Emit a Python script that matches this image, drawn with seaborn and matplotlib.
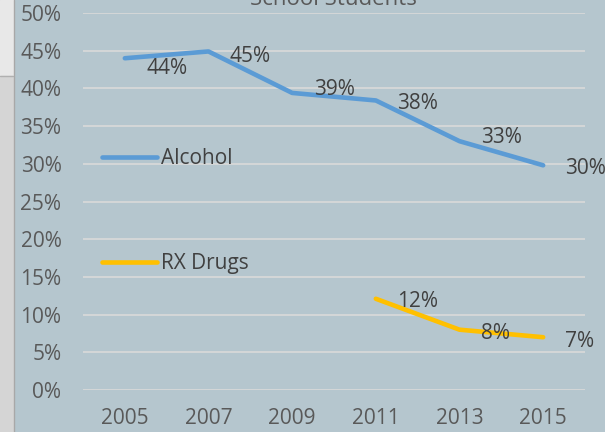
import pandas as pd
import seaborn as sns
import matplotlib.pyplot as plt
from matplotlib.lines import Line2D
from matplotlib.patches import Rectangle
from matplotlib.ticker import PercentFormatter

# values (percent)
years = [2005, 2007, 2009, 2011, 2013, 2015]
alcohol = [44.0, 44.9, 39.4, 38.4, 33.0, 29.8]
rx_years = [2011, 2013, 2015]
rx_drugs = [12.1, 8.0, 7.0]
series_names = ['Alcohol', 'RX Drugs']

# label nudges (pixels, up is positive) to match where the labels sit
alcohol_nudge = [-8, -3, 5, -1, 6, -1]
rx_nudge = [-1, -2, -2]

df = pd.concat([
    pd.DataFrame({'Year': years, 'Value': alcohol, 'Series': series_names[0]}),
    pd.DataFrame({'Year': rx_years, 'Value': rx_drugs, 'Series': series_names[1]}),
])

bg = '#b5c6ce'
colors = {'Alcohol': '#5b9bd5', 'RX Drugs': '#ffc000'}

sns.set_theme(style='whitegrid', rc={'axes.facecolor': bg, 'figure.facecolor': bg,
                                     'grid.color': '#dadada', 'grid.linewidth': 1.2})
plt.rcParams['font.family'] = ['Open Sans', 'DejaVu Sans']

fig = plt.figure(figsize=(6.05, 4.32), dpi=100)
ax = fig.add_axes([83 / 605, 1 - 390 / 432, 502 / 605, 377 / 432])

sns.lineplot(data=df, x='Year', y='Value', hue='Series', palette=colors,
             linewidth=3.3, legend=False, ax=ax, solid_capstyle='round')

ax.set_xlim(2004, 2016)
ax.set_ylim(0, 50)
ax.set_xticks(years)
ax.set_yticks(range(0, 51, 5))
ax.yaxis.set_major_formatter(PercentFormatter(decimals=0))
ax.grid(axis='x', visible=False)
ax.set_xlabel('')
ax.set_ylabel('')
for s in ax.spines.values():
    s.set_visible(False)
ax.tick_params(axis='y', length=0, pad=15.5, labelsize=15, labelcolor='#595959')
ax.tick_params(axis='x', length=0, pad=13, labelsize=15, labelcolor='#595959')

# data labels to the right of each point
cap = 7.5
for xs, ys, nudges in [(years, alcohol, alcohol_nudge), (rx_years, rx_drugs, rx_nudge)]:
    for x, y, n in zip(xs, ys, nudges):
        ax.annotate(f'{round(y):d}%', (x, y), xytext=(21.5, n - cap), textcoords='offset pixels',
                    ha='left', va='baseline', fontsize=15, color='#404040', annotation_clip=False)

# legend sitting inside the plot area
handles = [Line2D([0], [0], color=colors[n], lw=3.3, solid_capstyle='round') for n in series_names]
ax.legend(handles, series_names, loc='upper left', bbox_to_anchor=(102 / 605, 1 - 148 / 432),
          bbox_transform=fig.transFigure, frameon=False, fontsize=15, labelcolor='#404040',
          handlelength=2.65, handletextpad=0.2, labelspacing=4.05, borderpad=0, borderaxespad=0)

# clipped title at the top edge
fig.text(333 / 605, 1 - 5 / 432, 'School Students', ha='center', va='baseline',
         fontsize=16, color='#595959')

# strip of the neighbouring window on the left
fig.patches.append(Rectangle((0, 1 - 76 / 432), 13 / 605, 76 / 432, transform=fig.transFigure,
                             color='#e8e8e8', zorder=0))
fig.patches.append(Rectangle((0, 0), 13 / 605, 1 - 76 / 432, transform=fig.transFigure,
                             color='#d5d5d5', zorder=0))
fig.add_artist(Line2D([13.5 / 605, 13.5 / 605], [0, 1], transform=fig.transFigure,
                      color='#a8a8a8', lw=1))
fig.add_artist(Line2D([0, 13 / 605], [1 - 76 / 432, 1 - 76 / 432], transform=fig.transFigure,
                      color='#b0b0b0', lw=1))

fig.savefig('out.png', dpi=100, facecolor=bg)
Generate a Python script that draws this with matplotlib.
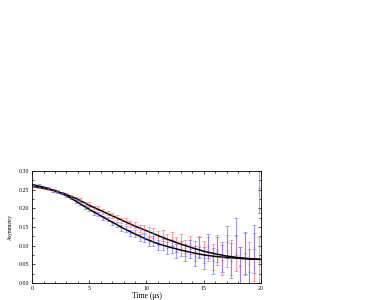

----------

→ **Task prompt**
Everything from the first line of the listing above through the line that contains "linewidth=3.3, legend=False, ax=ax, solid_capstyle='round')" is to be restated word for word, minus the pictures.

→ **The reply**
Emit a Python script that matches this image, drawn with seaborn and matplotlib.
import pandas as pd
import seaborn as sns
import matplotlib.pyplot as plt
from matplotlib.lines import Line2D
from matplotlib.patches import Rectangle
from matplotlib.ticker import PercentFormatter

# values (percent)
years = [2005, 2007, 2009, 2011, 2013, 2015]
alcohol = [44.0, 44.9, 39.4, 38.4, 33.0, 29.8]
rx_years = [2011, 2013, 2015]
rx_drugs = [12.1, 8.0, 7.0]
series_names = ['Alcohol', 'RX Drugs']

# label nudges (pixels, up is positive) to match where the labels sit
alcohol_nudge = [-8, -3, 5, -1, 6, -1]
rx_nudge = [-1, -2, -2]

df = pd.concat([
    pd.DataFrame({'Year': years, 'Value': alcohol, 'Series': series_names[0]}),
    pd.DataFrame({'Year': rx_years, 'Value': rx_drugs, 'Series': series_names[1]}),
])

bg = '#b5c6ce'
colors = {'Alcohol': '#5b9bd5', 'RX Drugs': '#ffc000'}

sns.set_theme(style='whitegrid', rc={'axes.facecolor': bg, 'figure.facecolor': bg,
                                     'grid.color': '#dadada', 'grid.linewidth': 1.2})
plt.rcParams['font.family'] = ['Open Sans', 'DejaVu Sans']

fig = plt.figure(figsize=(6.05, 4.32), dpi=100)
ax = fig.add_axes([83 / 605, 1 - 390 / 432, 502 / 605, 377 / 432])

sns.lineplot(data=df, x='Year', y='Value', hue='Series', palette=colors,
             linewidth=3.3, legend=False, ax=ax, solid_capstyle='round')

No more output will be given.